__Task to carry out__. Scan the data below for the string "this". Copy every line where it appears.

***** Input records

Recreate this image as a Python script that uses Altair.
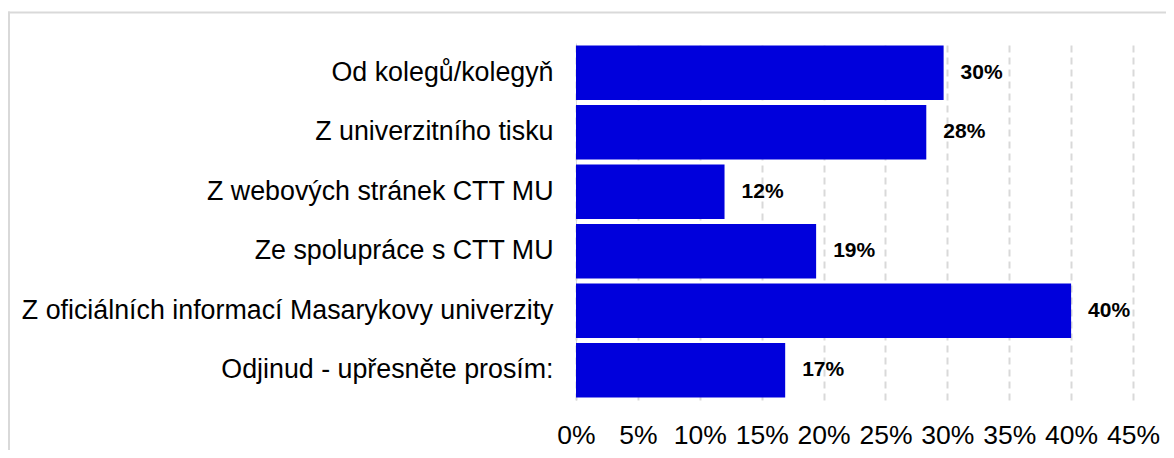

**********
***** Input records

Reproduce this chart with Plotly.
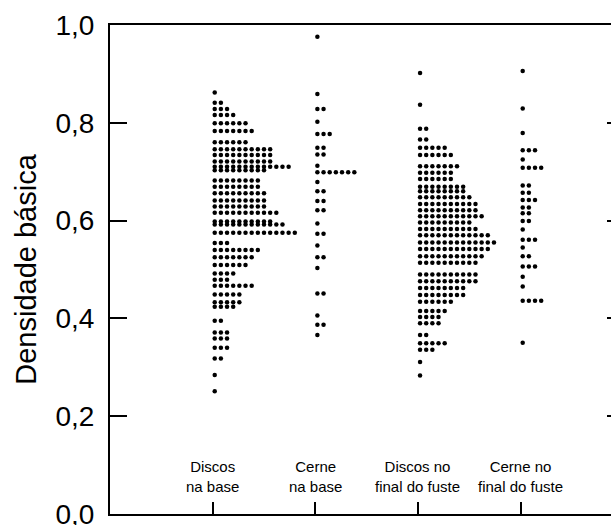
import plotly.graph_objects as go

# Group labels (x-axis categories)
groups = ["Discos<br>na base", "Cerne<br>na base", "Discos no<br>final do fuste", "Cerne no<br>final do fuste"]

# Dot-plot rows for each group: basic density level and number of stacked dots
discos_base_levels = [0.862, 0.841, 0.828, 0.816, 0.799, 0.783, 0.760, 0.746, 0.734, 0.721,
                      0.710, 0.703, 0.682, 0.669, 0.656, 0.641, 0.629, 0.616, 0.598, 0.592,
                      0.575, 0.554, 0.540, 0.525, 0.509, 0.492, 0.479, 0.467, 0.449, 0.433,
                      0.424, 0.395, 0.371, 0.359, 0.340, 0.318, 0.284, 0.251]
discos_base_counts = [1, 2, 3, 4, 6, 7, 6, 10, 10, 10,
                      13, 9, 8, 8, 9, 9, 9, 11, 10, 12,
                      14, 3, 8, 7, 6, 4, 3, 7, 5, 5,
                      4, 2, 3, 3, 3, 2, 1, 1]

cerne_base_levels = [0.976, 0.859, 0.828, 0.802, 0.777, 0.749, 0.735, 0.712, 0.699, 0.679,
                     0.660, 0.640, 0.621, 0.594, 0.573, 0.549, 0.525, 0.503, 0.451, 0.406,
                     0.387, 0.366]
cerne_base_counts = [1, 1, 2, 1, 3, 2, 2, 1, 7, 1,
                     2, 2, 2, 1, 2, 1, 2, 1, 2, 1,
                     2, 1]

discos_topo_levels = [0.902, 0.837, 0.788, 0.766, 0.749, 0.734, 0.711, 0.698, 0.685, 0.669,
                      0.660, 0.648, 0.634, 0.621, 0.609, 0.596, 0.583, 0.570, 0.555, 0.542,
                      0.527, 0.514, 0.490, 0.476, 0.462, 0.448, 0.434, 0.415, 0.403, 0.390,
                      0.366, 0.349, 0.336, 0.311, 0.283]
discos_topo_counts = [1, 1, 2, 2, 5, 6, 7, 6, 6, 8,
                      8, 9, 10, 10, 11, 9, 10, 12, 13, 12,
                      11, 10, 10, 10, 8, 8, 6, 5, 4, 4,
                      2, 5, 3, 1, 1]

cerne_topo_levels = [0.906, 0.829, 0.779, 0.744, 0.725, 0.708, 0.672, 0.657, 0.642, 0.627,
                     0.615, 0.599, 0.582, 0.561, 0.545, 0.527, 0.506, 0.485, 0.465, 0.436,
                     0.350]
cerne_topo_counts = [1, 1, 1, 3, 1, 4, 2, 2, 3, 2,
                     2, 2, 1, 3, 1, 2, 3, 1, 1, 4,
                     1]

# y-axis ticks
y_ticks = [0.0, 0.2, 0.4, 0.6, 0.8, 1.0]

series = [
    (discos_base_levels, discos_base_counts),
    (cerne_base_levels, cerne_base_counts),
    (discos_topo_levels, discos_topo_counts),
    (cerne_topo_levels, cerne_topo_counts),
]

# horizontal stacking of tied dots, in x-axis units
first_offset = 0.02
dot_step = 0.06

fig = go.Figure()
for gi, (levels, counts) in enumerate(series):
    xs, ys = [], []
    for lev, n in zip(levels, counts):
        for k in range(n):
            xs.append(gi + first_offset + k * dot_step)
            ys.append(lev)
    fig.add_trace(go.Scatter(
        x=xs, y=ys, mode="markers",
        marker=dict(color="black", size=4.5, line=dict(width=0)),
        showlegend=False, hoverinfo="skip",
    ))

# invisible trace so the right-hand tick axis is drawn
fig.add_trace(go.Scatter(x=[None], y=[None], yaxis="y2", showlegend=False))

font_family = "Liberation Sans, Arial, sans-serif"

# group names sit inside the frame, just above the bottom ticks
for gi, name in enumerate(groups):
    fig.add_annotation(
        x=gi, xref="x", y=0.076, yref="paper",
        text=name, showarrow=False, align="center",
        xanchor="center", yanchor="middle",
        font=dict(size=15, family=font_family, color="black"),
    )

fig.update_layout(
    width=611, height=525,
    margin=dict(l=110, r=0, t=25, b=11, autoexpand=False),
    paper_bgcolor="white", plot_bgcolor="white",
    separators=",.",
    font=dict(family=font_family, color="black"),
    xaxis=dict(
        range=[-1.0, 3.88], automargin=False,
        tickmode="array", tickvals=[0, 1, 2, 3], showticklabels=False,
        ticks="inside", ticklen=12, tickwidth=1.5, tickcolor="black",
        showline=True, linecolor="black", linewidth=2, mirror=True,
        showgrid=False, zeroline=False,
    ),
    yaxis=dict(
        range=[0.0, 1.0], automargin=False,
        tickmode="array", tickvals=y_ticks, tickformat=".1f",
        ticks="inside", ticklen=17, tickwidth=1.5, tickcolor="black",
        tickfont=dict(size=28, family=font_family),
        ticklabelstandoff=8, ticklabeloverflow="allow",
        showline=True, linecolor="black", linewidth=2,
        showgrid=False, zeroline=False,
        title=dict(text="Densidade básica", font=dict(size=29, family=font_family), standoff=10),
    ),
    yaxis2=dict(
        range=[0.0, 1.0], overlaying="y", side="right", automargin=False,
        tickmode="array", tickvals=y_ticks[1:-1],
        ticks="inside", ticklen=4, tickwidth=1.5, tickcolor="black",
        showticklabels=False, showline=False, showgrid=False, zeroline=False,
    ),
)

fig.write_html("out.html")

**********

__The solution__.
Recreate this image as a Python script that uses Altair.
Reproduce this chart with Plotly.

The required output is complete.